Como a arquitetura modernista influenciou a invasão de Brasília

No último dia 8 de janeiro o país e o mundo viram assustados a invasão de fanáticos ao Palácio Presidencial, ao Congresso Nacional e ao Supremo Tribunal Federal na cidade de Brasília. Os apoiadores do ex-presidente Jair Bolsonaro vandalizaram os prédios ao mesmo tempo que pediam intervenção do exército e protestavam contra o resultado das últimas eleições.

As cenas de destruição aos prédios símbolos da arquitetura modernista brasileira chocaram a todos, especialmente aqueles envolvidos com a preservação da arquitetura nacional.

Além da depredação e dos danos na estrutura física, vimos importantes obras de arte e móveis sendo completamente destruídos.

O interessante de se perceber é como o desenho de Brasília e o estilo arquitetônico modernista influenciaram na própria forma como ocorreu a invasão. A capital federal foi projetada pelos arquitetos Lúcio Costa e Oscar Niemeyer como uma representação da utopia modernista, separando a cidade em setores, e imaginando as chamadas superquadras como um ideal onde todas as diferenças sociais seriam neutralizadas. Os extensos espaços abertos como os vãos livres das superquadras e o próprio longo gramado em frente aos prédios vandalizados foram projetados com a intenção de equiparar todos os habitantes da cidade segundo o ideal de Niemeyer. Gramado este que ao longo dos anos virou praticamente o local oficial para as manifestações políticas, independente de lado político ou natureza do protesto.

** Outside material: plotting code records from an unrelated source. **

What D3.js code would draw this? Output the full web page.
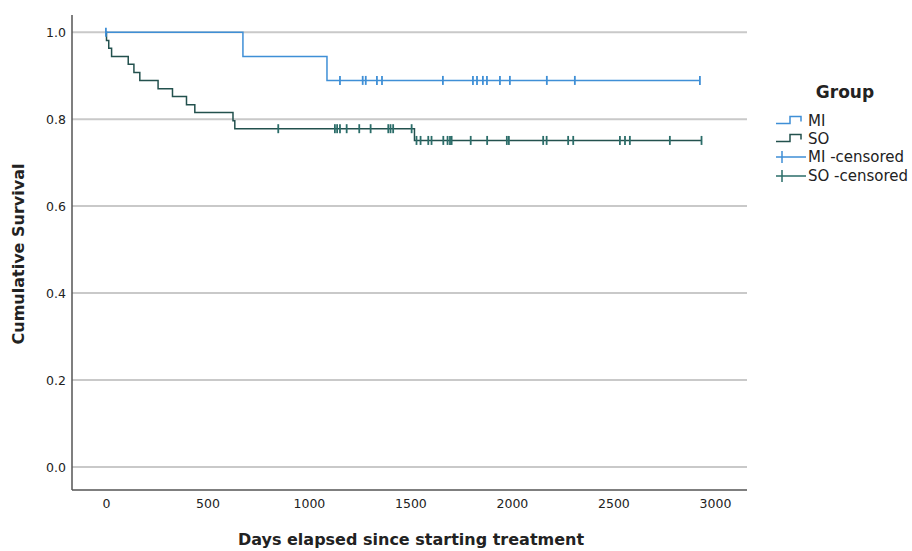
<!DOCTYPE html>
<html>
<head>
<meta charset="utf-8">
<script src="https://cdn.jsdelivr.net/npm/d3@7/dist/d3.min.js"></script>
<style>
  html, body { margin: 0; padding: 0; background: #fff; }
  svg { display: block; }
  text { font-family: "DejaVu Sans", Verdana, sans-serif; fill: #222; }
</style>
</head>
<body>
<svg id="chart" width="912" height="551"></svg>
<script>
// ---- Data ----
const xTicks = [0, 500, 1000, 1500, 2000, 2500, 3000];
const yTicks = [0.0, 0.2, 0.4, 0.6, 0.8, 1.0];

// MI group: step times (days) and survival after each step
const miTimes = [0, 675, 1089];
const miSurv  = [1.0, 0.944, 0.889];
const miEnd = 2926;
const miCensored = [0, 1153, 1265, 1280, 1335, 1360, 1660, 1808, 1828, 1857, 1877, 1941, 1990, 2172, 2310, 2926];

// SO group
const soTimes = [0, 3, 14, 28, 110, 138, 167, 257, 328, 397, 438, 626, 635, 1520];
const soSurv  = [1.0, 0.981, 0.963, 0.944, 0.926, 0.907, 0.889, 0.870, 0.852, 0.833, 0.815, 0.796, 0.778, 0.751];
const soEnd = 2934;
const soCensored = [849, 1128, 1139, 1153, 1186, 1248, 1304, 1391, 1402, 1415, 1506, 1530, 1550, 1588, 1604, 1662, 1683, 1695, 1703, 1797, 1878, 1975, 1985, 2154, 2171, 2277, 2302, 2532, 2557, 2581, 2778, 2934];

const legendLabels = ["MI", "SO", "MI -censored", "SO -censored"];

// ---- Styles ----
const miColor = "#3f8fd6";
const soLineColor = "#23514e";
const soMarkColor = "#2b6d69";

const svg = d3.select("#chart");
const pLeft = 72, pRight = 747, pTop = 15, pBottom = 490;

const x = d3.scaleLinear().domain([-167, 3158]).range([pLeft, pRight]);
const y = d3.scaleLinear().domain([-0.0527, 1.0394]).range([pBottom, pTop]);

// gridlines
svg.append("g").selectAll("line").data(yTicks).join("line")
  .attr("x1", pLeft).attr("x2", pRight)
  .attr("y1", d => y(d)).attr("y2", d => y(d))
  .attr("stroke", "#c9c9c9").attr("stroke-width", 2);

// axes
const xAxis = d3.axisBottom(x).tickValues(xTicks).tickSize(0).tickPadding(9).tickFormat(d3.format("d"));
const gx = svg.append("g").attr("transform", `translate(0,${pBottom})`).call(xAxis);
gx.select(".domain").attr("stroke", "#555").attr("stroke-width", 1.5).attr("d", `M${pLeft},0H${pRight}`);
gx.selectAll("text").style("font-size", "12.5px").attr("fill", "#222");

const yAxis = d3.axisLeft(y).tickValues(yTicks).tickSize(0).tickPadding(6).tickFormat(d3.format(".1f"));
const gy = svg.append("g").attr("transform", `translate(${pLeft},0)`).call(yAxis);
gy.select(".domain").attr("stroke", "#555").attr("stroke-width", 1.5).attr("d", `M0,${pTop}V${pBottom}`);
gy.selectAll("text").style("font-size", "12.5px").attr("fill", "#222");

// step function lookup
function survAt(times, surv, t) {
  let s = surv[0];
  for (let i = 0; i < times.length; i++) if (times[i] <= t) s = surv[i];
  return s;
}

const line = d3.line().x(d => x(d[0])).y(d => y(d[1])).curve(d3.curveStepAfter);

function drawGroup(times, surv, end, censored, lineColor, markColor) {
  const pts = times.map((t, i) => [t, surv[i]]);
  pts.push([end, surv[surv.length - 1]]);
  svg.append("path").datum(pts).attr("d", line)
    .attr("fill", "none").attr("stroke", lineColor).attr("stroke-width", 1.5);
  svg.append("g").selectAll("line").data(censored).join("line")
    .attr("x1", d => x(d)).attr("x2", d => x(d))
    .attr("y1", d => y(survAt(times, surv, d)) - 4.5)
    .attr("y2", d => y(survAt(times, surv, d)) + 4.5)
    .attr("stroke", markColor).attr("stroke-width", 1.8);
}

drawGroup(soTimes, soSurv, soEnd, soCensored, soLineColor, soMarkColor);
drawGroup(miTimes, miSurv, miEnd, miCensored, miColor, miColor);

// axis titles
svg.append("text").attr("x", 411).attr("y", 545).attr("text-anchor", "middle")
  .style("font-size", "16px").style("font-weight", "bold").text("Days elapsed since starting treatment");
svg.append("text").attr("transform", "translate(24,254) rotate(-90)").attr("text-anchor", "middle")
  .style("font-size", "16px").style("font-weight", "bold").text("Cumulative Survival");

// legend
const lg = svg.append("g");
lg.append("text").attr("x", 845).attr("y", 98).attr("text-anchor", "middle")
  .style("font-size", "17px").style("font-weight", "bold").text("Group");
const rowY = [120.5, 138.5, 157, 176];
const symColors = [miColor, soLineColor, miColor, soMarkColor];
legendLabels.forEach((lab, i) => {
  const cy = rowY[i];
  if (i < 2) {
    lg.append("path")
      .attr("d", `M776,${cy + 3}H790V${cy - 4}H801V${cy + 1}`)
      .attr("fill", "none").attr("stroke", symColors[i]).attr("stroke-width", 1.5);
  } else {
    lg.append("path")
      .attr("d", `M776,${cy}H806M782,${cy - 6}V${cy + 6}`)
      .attr("fill", "none").attr("stroke", symColors[i]).attr("stroke-width", 1.5);
  }
  lg.append("text").attr("x", 808).attr("y", cy).attr("dy", "0.36em")
    .style("font-size", "15px").text(lab);
});
</script>
</body>
</html>
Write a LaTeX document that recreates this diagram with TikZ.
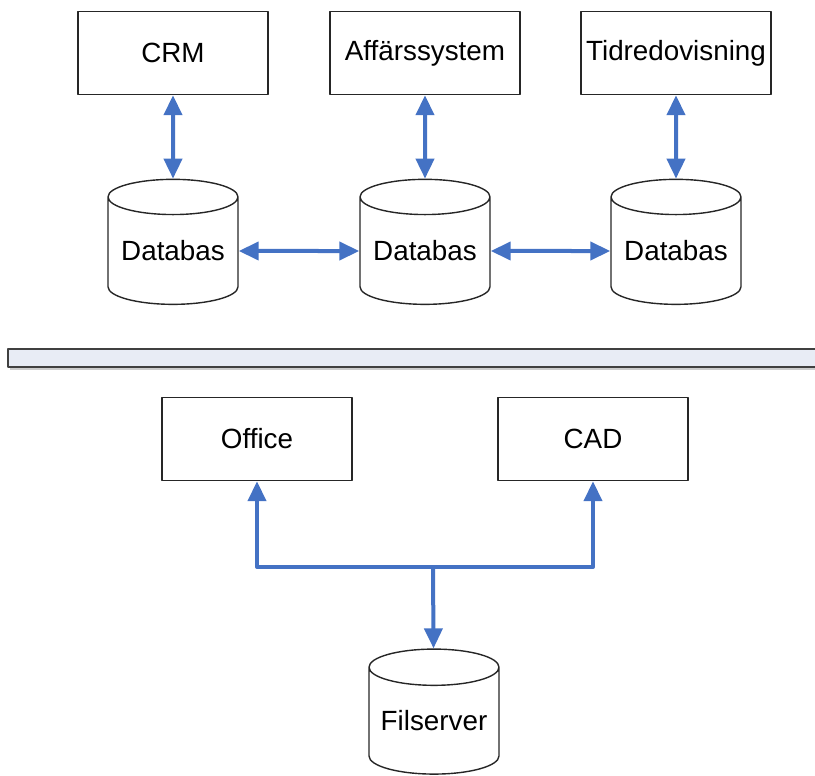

Essa particularidade de Brasília oferece uma diferença grande em relação a outras cidades, justamente por ter os prédios praticamente isolados do restante da cidade, diferente das edificações de qualquer um dos três poderes presentes em “cidades comuns”, onde qualquer tipo de manifestação acaba gerando um efeito muito mais direto no restante da cidade, afetando de maneira clara o trânsito, a circulação e o impacto em relação ao meio inserido.

Além da questão geográfica, a arquitetura modernista de Brasília também influenciou diretamente a maneira que a invasão ocorreu. A imagem dos invasores subindo a rampa do congresso chegando até a cobertura da edificação foi uma das marcantes do ocorrido, assim como nas manifestações que ocorreram em 2013. A sensação é de que a rampa de acesso quase que convida as pessoas a percorrerem esse caminho, demonstrando a intenção de Niemeyer em promover essa interação entre os cidadãos e o ambiente construído. No caso de 2023, houve depredação do vidro, componente principal da fachada ao lado do concreto bruto. Alguns analisam que a facilidade em quebrar os vidros, assim como o pouco esforço feito para entrar nos prédios pode ter saciado mais rapidamente o ímpeto violento dos invasores, diminuindo a possibilidade de alvos humanos serem atingidos, ainda que os prédios estivessem vazios.

A comparação com a invasão dos manifestantes golpistas ao capitólio americano em 2021 é inevitável, até mesmo por ter sido inspiração para esse ato golpista ocorrido em Brasília, porém os aspectos que acabaram de serem citados mostram a diferença entre os dois atos. Em Washington o caminho até a invasão foi muito mais curto e rápido para ser percorrido, bem diferente da imensidão do gramado de Brasília, que de tão grande chega a amenizar um pouco a energia do grupo. A arquitetura do Capitólio também não foi projetada com os mesmos intuitos de interação pensados por Niemeyer, o que se via eram os elementos neoclássicos do prédio sendo escalados com dificuldade pelos invasores enfurecidos, o que certamente contribuiu para o caos. As dimensões dos lugares também tiveram diferentes efeitos, a grande escala característica do modernismo e presente em Brasília dava a impressão de espalhamento da multidão, algo que não aconteceu em Washington, onde as imagens chamaram atenção pela grande quantidade de pessoas amontoadas no local, dificultando muito a ação das forças de segurança.

Foto: Michael Judkins

Muitas das críticas a arquitetura modernista e seu modelo de cidade são justas. As próprias intenções utópicas de Niemeyer e Lucio Costa comprovadamente não tiveram êxito em muitas delas, mas analisando e comparando com o incidente nos EUA de natureza política semelhante, podemos dizer que a arquitetura de Brasília com todos os seus defeitos pode ter evitado o pior.